REPUBLIKA.CO.ID, JAKARTA -- Anosmia atau kehilangan indra penciuman pertama kali diketahui sebagai gejala Covid-19 pada akhir Februari 2020. Anosmia resmi masuk ke dalam daftar gejala Covid-19 dari Pusat Pengendalian dan Pencegahan Penyakit (CDC) AS pada April lalu. Namun, belum diketahui mengapa gejala ini bisa muncul pada pasien Covid-19.
Beberapa studi terdahulu menilai hal ini terjadi karena neuron sensori merupakan tipe sel yang rentan. Neuron sensori berperan dalam mendeteksi dan mengirimkan indera penciuman ke otak.
Akan tetapi, studi terbaru yang dipimpin oleh ahli saraf di Harvard Medical School (HMS) menunjukkan hal sebaliknya. Studi ini ini menemukan tipe sel penciuman merupakan yang paling rentan terhadap infeksi SARS-CoV-2, virus penyebab Covid-19.
Tim peneliti mengungkapkan bagian yang rentan terhadap infeksi SARS-CoV-2 adalah sel-sel pendukung penciuman, bukan neuron sensori penciuman. Menurut hasil studi terbaru ini, neuron sensori penciuman tidak mengekspresikan gen yang mengkodekan protein reseptor ACE2. ACE2 merupakan reseptor atau "pintu" yang memungkinkan virus SARS-CoV-2 untuk masuk ke dalam tubuh sel.
Sel-sel pendukung di epitel penciuman bisa kehilangan fungsinya untuk sementara waktu akibat infeksi SARS-CoV-2. Kondisi ini secara tidak langsung menyebabkan perubahan pada neuron sensori penciuman. Perubahan inilah yang dinilai dapat menyebabkan gejala anosmia atau kehilangan indera penciuman pada pasien Covid-19.
"Virus corona baru ini mengubah indera penciuman paisen bukan dengan menginfeksi neuron secara langsung, tapi dengan memengaruhi fungsi sel-sel pendukung," jelas salah satu peneliti senior dan associate professor di bidang neurobiologi dari Blavatnik Institute di HMS Sandeep Robert Datta, seperti dilansir Health 24.
Datta mengungkapkan bahwa sebagian besar gejala anosmia pada pasien Covid-19 tidak bersifat permanen.
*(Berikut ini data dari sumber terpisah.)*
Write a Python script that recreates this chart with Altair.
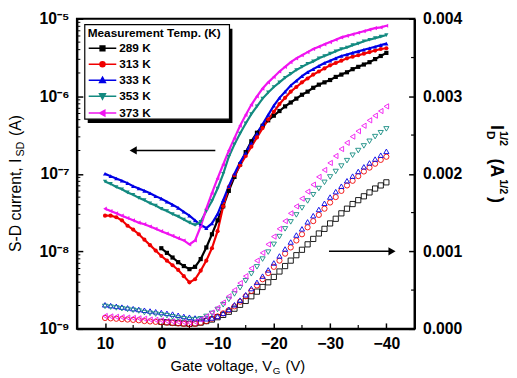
import altair as alt
import pandas as pd

# ---------------- data ----------------
gate_voltage = list(range(10, -41, -1))  # V_G sampling grid, 10 V ... -40 V

temps = ["289 K", "313 K", "333 K", "353 K", "373 K"]
colors = ["#000000", "#f00000", "#0000e6", "#138a80", "#f014f0"]

# log10 of S-D current (A), left axis, filled symbols
log_id_289 = [None, None, None, None, None, None, None, None, None, None,
              -7.96, -8.02, -8.08, -8.14, -8.19, -8.23, -8.20, -8.10, -7.95, -7.78,
              -7.60, -7.42, -7.22, -7.04, -6.88, -6.72, -6.58, -6.47, -6.38, -6.31,
              -6.25, -6.19, -6.13, -6.08, -6.03, -5.98, -5.94, -5.89, -5.85, -5.82,
              -5.79, -5.75, -5.72, -5.69, -5.65, -5.62, -5.59, -5.56, -5.52, -5.48, -5.44]
log_id_313 = [-7.54, -7.54, -7.56, -7.60, -7.67, -7.72, -7.78, -7.85, -7.92, -7.99,
              -8.06, -8.12, -8.18, -8.24, -8.32, -8.40, -8.36, -8.25, -8.12, -7.96,
              -7.74, -7.42, -7.17, -7.02, -6.89, -6.77, -6.65, -6.53, -6.41, -6.30,
              -6.20, -6.10, -6.02, -5.94, -5.88, -5.82, -5.77, -5.72, -5.68, -5.64,
              -5.60, -5.57, -5.54, -5.51, -5.49, -5.47, -5.45, -5.43, -5.41, -5.39, -5.38]
log_id_333 = [-7.00, -7.03, -7.06, -7.09, -7.12, -7.16, -7.19, -7.22, -7.25, -7.29,
              -7.32, -7.36, -7.40, -7.44, -7.49, -7.54, -7.60, -7.66, -7.70, -7.64,
              -7.52, -7.34, -7.16, -7.00, -6.85, -6.73, -6.60, -6.48, -6.36, -6.24,
              -6.12, -6.02, -5.94, -5.86, -5.80, -5.74, -5.69, -5.65, -5.61, -5.57,
              -5.54, -5.51, -5.48, -5.46, -5.44, -5.42, -5.40, -5.38, -5.36, -5.34, -5.32]
log_id_353 = [-7.10, -7.13, -7.17, -7.20, -7.24, -7.27, -7.31, -7.34, -7.38, -7.41,
              -7.45, -7.48, -7.52, -7.55, -7.59, -7.63, -7.66, -7.62, -7.48, -7.35,
              -7.19, -7.00, -6.78, -6.62, -6.48, -6.35, -6.23, -6.13, -6.03, -5.95,
              -5.88, -5.82, -5.76, -5.71, -5.66, -5.62, -5.58, -5.55, -5.51, -5.48,
              -5.45, -5.42, -5.39, -5.37, -5.34, -5.32, -5.29, -5.27, -5.25, -5.23, -5.21]
log_id_373 = [-7.45, -7.48, -7.51, -7.54, -7.57, -7.60, -7.63, -7.65, -7.68, -7.71,
              -7.74, -7.77, -7.80, -7.83, -7.86, -7.91, -7.86, -7.68, -7.45, -7.25,
              -7.06, -6.88, -6.70, -6.54, -6.38, -6.24, -6.11, -6.00, -5.90, -5.82,
              -5.75, -5.68, -5.62, -5.56, -5.51, -5.47, -5.43, -5.39, -5.36, -5.33,
              -5.30, -5.27, -5.24, -5.22, -5.20, -5.18, -5.16, -5.14, -5.12, -5.11, -5.09]

# I_D^(1/2) in units of 1e-3 A^(1/2), right axis, open symbols
sqrt_id_289 = [None, None, None, None, None, None, None, None, None, None,
               0.090, 0.085, 0.080, 0.075, 0.070, 0.065, 0.070, 0.080, 0.100, 0.120,
               0.150, 0.180, 0.220, 0.260, 0.310, 0.360, 0.420, 0.480, 0.540, 0.600,
               0.670, 0.740, 0.810, 0.880, 0.950, 1.020, 1.090, 1.160, 1.230, 1.290,
               1.360, 1.420, 1.490, 1.550, 1.610, 1.660, 1.710, 1.760, 1.810, 1.850, 1.890]
sqrt_id_313 = [0.140, 0.135, 0.130, 0.125, 0.120, 0.115, 0.110, 0.100, 0.095, 0.090,
               0.085, 0.080, 0.075, 0.070, 0.065, 0.060, 0.065, 0.080, 0.100, 0.130,
               0.160, 0.200, 0.240, 0.290, 0.350, 0.420, 0.490, 0.560, 0.640, 0.720,
               0.800, 0.880, 0.970, 1.050, 1.140, 1.220, 1.310, 1.390, 1.470, 1.550,
               1.630, 1.700, 1.780, 1.850, 1.910, 1.970, 2.030, 2.080, 2.130, 2.180, 2.220]
sqrt_id_333 = [0.310, 0.300, 0.290, 0.280, 0.270, 0.260, 0.250, 0.240, 0.230, 0.220,
               0.210, 0.200, 0.190, 0.175, 0.160, 0.150, 0.140, 0.130, 0.130, 0.140,
               0.160, 0.200, 0.250, 0.310, 0.370, 0.440, 0.520, 0.600, 0.680, 0.760,
               0.850, 0.940, 1.030, 1.120, 1.210, 1.290, 1.380, 1.460, 1.540, 1.620,
               1.700, 1.770, 1.840, 1.910, 1.970, 2.030, 2.090, 2.140, 2.190, 2.240, 2.290]
sqrt_id_353 = [0.290, 0.280, 0.270, 0.260, 0.250, 0.240, 0.230, 0.210, 0.200, 0.190,
               0.180, 0.170, 0.155, 0.140, 0.130, 0.120, 0.120, 0.130, 0.160, 0.200,
               0.250, 0.310, 0.380, 0.450, 0.530, 0.620, 0.710, 0.800, 0.900, 0.990,
               1.090, 1.190, 1.290, 1.380, 1.470, 1.560, 1.650, 1.730, 1.810, 1.890,
               1.960, 2.030, 2.100, 2.170, 2.240, 2.300, 2.360, 2.420, 2.480, 2.530, 2.580]
sqrt_id_373 = [0.165, 0.160, 0.155, 0.150, 0.145, 0.140, 0.135, 0.130, 0.120, 0.115,
               0.110, 0.100, 0.095, 0.090, 0.085, 0.080, 0.090, 0.120, 0.160, 0.210,
               0.270, 0.340, 0.420, 0.500, 0.590, 0.680, 0.780, 0.880, 0.980, 1.090,
               1.190, 1.290, 1.390, 1.490, 1.580, 1.680, 1.770, 1.860, 1.960, 2.050,
               2.140, 2.230, 2.320, 2.400, 2.480, 2.550, 2.620, 2.690, 2.750, 2.810, 2.870]

# arrows (data coordinates)
left_arrow_v = [5.0, -9.6]
left_arrow_i = 2e-7
right_arrow_v = [-29.8, -41.0]
right_arrow_s = 0.001

left_ticks = [1e-9, 1e-8, 1e-7, 1e-6, 1e-5]
left_minor = [m * d for d in [1e-9, 1e-8, 1e-7, 1e-6] for m in [2, 3, 4, 5, 6, 7, 8, 9]]
right_ticks = [0.0, 0.001, 0.002, 0.003, 0.004]
right_minor = [0.0005, 0.0015, 0.0025, 0.0035]
x_ticks = [10, 0, -10, -20, -30, -40]
x_minor = [5, -5, -15, -25, -35]

# ---------------- tables ----------------
log_rows, sqrt_rows = [], []
for t, la, sa in zip(temps,
                     [log_id_289, log_id_313, log_id_333, log_id_353, log_id_373],
                     [sqrt_id_289, sqrt_id_313, sqrt_id_333, sqrt_id_353, sqrt_id_373]):
    for v, lv, sv in zip(gate_voltage, la, sa):
        if lv is not None:
            log_rows.append({"T": t, "V": v, "logI": lv})
        if sv is not None:
            sqrt_rows.append({"T": t, "V": v, "s3": sv})
df_log = pd.DataFrame(log_rows)
df_sqrt = pd.DataFrame(sqrt_rows)
one = pd.DataFrame({"k": [0]})

FONT = "Liberation Sans"
W, H = 343, 315

x_scale = alt.Scale(domain=[15, -45], nice=False, zero=False)
x_axis = alt.Axis(values=x_ticks, title=None, labelFont=FONT, labelFontSize=16,
                  labelFontWeight="bold", labelColor="black", tickSize={"expr": "-6"},
                  tickWidth=1.5, tickColor="black", domainColor="black", domainWidth=2,
                  grid=False, labelPadding=13, orient="bottom")
yl_scale = alt.Scale(type="log", domain=[1e-9, 1e-5], nice=False)
sup = ("datum.value < 3e-9 ? '10\u207b\u2079' : datum.value < 3e-8 ? '10\u207b\u2078' : "
       "datum.value < 3e-7 ? '10\u207b\u2077' : datum.value < 3e-6 ? '10\u207b\u2076' : '10\u207b\u2075'")
yl_axis = alt.Axis(values=left_ticks, labelExpr=sup, title=None, orient="left",
                   labelFont=FONT, labelFontSize=16, labelFontWeight="bold", labelColor="black",
                   tickSize={"expr": "-6"}, tickWidth=1.5, tickColor="black",
                   domainColor="black", domainWidth=2, grid=False, labelPadding=14)
yr_scale = alt.Scale(domain=[0, 0.004], nice=False, zero=False)
yr_axis = alt.Axis(values=right_ticks, format=".3f", title=None, orient="right",
                   labelFont=FONT, labelFontSize=16, labelFontWeight="bold", labelColor="black",
                   tickSize={"expr": "-6"}, tickWidth=1.5, tickColor="black",
                   domainColor="black", domainWidth=2, grid=False, labelPadding=14)

c_scale = alt.Scale(domain=temps, range=colors)
shapes = ["square", "circle", "triangle-up", "triangle-down", "triangle-left"]
s_scale = alt.Scale(domain=temps, range=shapes)

X = alt.X("V:Q", scale=x_scale, axis=x_axis)

# ---------------- left (log) group ----------------
base_log = alt.Chart(df_log).transform_calculate(I="pow(10, datum.logI)").encode(
    x=X,
    y=alt.Y("I:Q", scale=yl_scale, axis=yl_axis),
    color=alt.Color("T:N", scale=c_scale, legend=None),
)
lines = base_log.mark_line(strokeWidth=2.2)
pts = base_log.mark_point(filled=True, size=18, opacity=1).encode(
    shape=alt.Shape("T:N", scale=s_scale, legend=None))

la_df = pd.DataFrame({"V": [left_arrow_v[0]], "V2": [left_arrow_v[1]], "I": [left_arrow_i]})
l_arrow = alt.Chart(la_df).mark_rule(color="black", strokeWidth=1.5).encode(
    x=X, x2="V2:Q", y=alt.Y("I:Q", scale=yl_scale, axis=yl_axis))
l_head = alt.Chart(la_df).mark_point(shape="triangle-left", filled=True, color="black",
                                     size=70, opacity=1).encode(
    x=X, y=alt.Y("I:Q", scale=yl_scale, axis=yl_axis))

lm_df = pd.DataFrame({"I": left_minor})
l_minor = alt.Chart(lm_df).mark_tick(orient="horizontal", color="black", size=3.5,
                                     thickness=1, opacity=1).encode(
    x=alt.value(1.75), y=alt.Y("I:Q", scale=yl_scale, axis=yl_axis))
xm_df = pd.DataFrame({"V": x_minor})
x_minor_ticks = alt.Chart(xm_df).mark_tick(orient="vertical", color="black", size=4,
                                           thickness=1.2, opacity=1).encode(
    x=X, y=alt.value(H - 2))

shadow = alt.Chart(one).mark_rect(color="black").encode(
    x=alt.value(11), x2=alt.value(158), y=alt.value(10), y2=alt.value(106))
box = alt.Chart(one).mark_rect(fill="white", stroke="black", strokeWidth=1.2).encode(
    x=alt.value(8), x2=alt.value(155), y=alt.value(6), y2=alt.value(102))


def txt(s, x, y, size=15, angle=0, weight="normal", align="left"):
    return alt.Chart(one).mark_text(text=s, font=FONT, fontSize=size, angle=angle,
                                    fontWeight=weight, align=align, baseline="middle",
                                    color="black").encode(x=alt.value(x), y=alt.value(y))


titles = [
    txt("Gate voltage, V", 95, 353),
    txt("G", 199, 358, size=10),
    txt("(V)", 212, 353),
    txt("S-D current, I", -62, 237, size=16, angle=270),
    txt("SD", -57, 140, size=11, angle=270),
    txt("(A)", -62, 119, size=16, angle=270),
    txt("I", 426, 108, size=18, angle=90, weight="bold"),
    txt("D", 421, 114, size=12, angle=90, weight="bold"),
    txt("1/2", 433, 114, size=11, angle=90, weight="bold"),
    txt("(A", 426, 142, size=18, angle=90, weight="bold"),
    txt("1/2", 433, 163, size=11, angle=90, weight="bold"),
    txt(")", 426, 181, size=18, angle=90, weight="bold"),
]

left_group = alt.layer(shadow, box, l_minor, x_minor_ticks, lines, pts, l_arrow, l_head, *titles)

# ---------------- right (linear) group ----------------
base_sq = alt.Chart(df_sqrt).transform_calculate(S="datum.s3 / 1000").encode(
    x=X,
    y=alt.Y("S:Q", scale=yr_scale, axis=yr_axis),
    color=alt.Color("T:N", scale=c_scale, legend=None),
    shape=alt.Shape("T:N", scale=s_scale, legend=None),
)
open_pts = base_sq.mark_point(filled=False, size=28, strokeWidth=0.9, opacity=1)

ra_df = pd.DataFrame({"V": [right_arrow_v[0]], "V2": [right_arrow_v[1]], "S": [right_arrow_s]})
r_arrow = alt.Chart(ra_df).mark_rule(color="black", strokeWidth=1.5).encode(
    x=X, x2="V2:Q", y=alt.Y("S:Q", scale=yr_scale, axis=yr_axis))
r_head = alt.Chart(ra_df).mark_point(shape="triangle-right", filled=True, color="black",
                                     size=70, opacity=1).encode(
    x=alt.X("V2:Q", scale=x_scale, axis=x_axis), y=alt.Y("S:Q", scale=yr_scale, axis=yr_axis))

rm_df = pd.DataFrame({"S": right_minor})
r_minor = alt.Chart(rm_df).mark_tick(orient="horizontal", color="black", size=3.5,
                                     thickness=1.2, opacity=1).encode(
    x=alt.value(W - 1.75), y=alt.Y("S:Q", scale=yr_scale, axis=yr_axis))

right_group = alt.layer(open_pts, r_arrow, r_head, r_minor)

# ---------------- legend (line + marker symbols) ----------------
# custom symbols: a short line with the series marker in its middle
legend_paths = [
    "M-1,0H2.5M0.45,-0.3H1.05V0.3H0.45Z",
    "M-1,0H2.5M1.07,0A0.32,0.32 0 1,1 0.43,0A0.32,0.32 0 1,1 1.07,0Z",
    "M-1,0H2.5M0.75,-0.38L1.12,0.3L0.38,0.3Z",
    "M-1,0H2.5M0.75,0.38L1.12,-0.3L0.38,-0.3Z",
    "M-1,0H2.5M0.37,0L1.05,-0.37L1.05,0.37Z",
]
leg = alt.Legend(title="Measurement Temp. (K)", orient="none", legendX=11, legendY=9,
                 titleFont=FONT, titleFontSize=12, titleFontWeight="bold", titleColor="black",
                 labelFont=FONT, labelFontSize=12, labelFontWeight="bold", labelColor="black",
                 symbolSize=256, symbolStrokeWidth=1.5, rowPadding=1.2, titlePadding=0,
                 padding=0, labelOffset=14, symbolOpacity=1)
legend_layer = alt.Chart(df_log).transform_filter("false").mark_point(
    filled=True, size=256, strokeWidth=1.5, opacity=1).encode(
    shape=alt.Shape("T:N", scale=alt.Scale(domain=temps, range=legend_paths), legend=leg),
    fill=alt.Fill("T:N", scale=alt.Scale(domain=temps, range=colors), legend=leg),
    stroke=alt.Stroke("T:N", scale=alt.Scale(domain=temps, range=colors), legend=leg),
)

chart = alt.layer(left_group, right_group, legend_layer).resolve_scale(
    y="independent", shape="independent", color="independent",
    fill="independent", stroke="independent",
).properties(width=W, height=H, padding=0, background="white").configure_view(
    stroke="black", strokeWidth=2)

chart.save("out.html", embed_options={"renderer": "svg", "actions": False})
Ketika infeksi sudah diatasi, neuron penciuman tampaknya tidak perlu digantikan atau dibentuk dari awal.
"Tapi kita membutuhkan lebih banyak data dan pemahaman yang lebih baik mengenai mekanisme mendasarinya untuk mengonfirmasi kesimpulan ini," jawab Datta.
Tim peneliti berharap temuan ini dapat menjadi dasar untuk menemukan terapi atas kondisi tersebut. Selain itu, temuan ini juga diharapkan dapat membantu dalam pengembangan diagnostik Covid-19 berbasis penciuman yang lebih baik.
"Kehilangan penciuman dapat memberikan konsekuensi psikologis yang serius dan dapat menjadi masalah kesehatan masyarakat besar bila kita memiliki populasi dengan kehilangan indera penciuman permanen yang terus bertambah," kata Datta.
Studi terbaru ini emamng berhasil membawa pemahaman yang lebih baik terkait SARS-CoV-2 dan anosmia. Akan tetapi, hasil dari studi ini berbasis observasi tak langsung. Mantan profesor HMS William A Haseltine menilai, boipsi pada jaringan terinfeksi yang menunjukkan bahwa virus benar-benar menginfeksi dan mereplikasi di sel-sel berkelanjutan akan lebih membantu.
"Sebuah observasi mengenai kerusakan dan perbaikan pada jaringan akan lebih menarik," jelas Haseltine.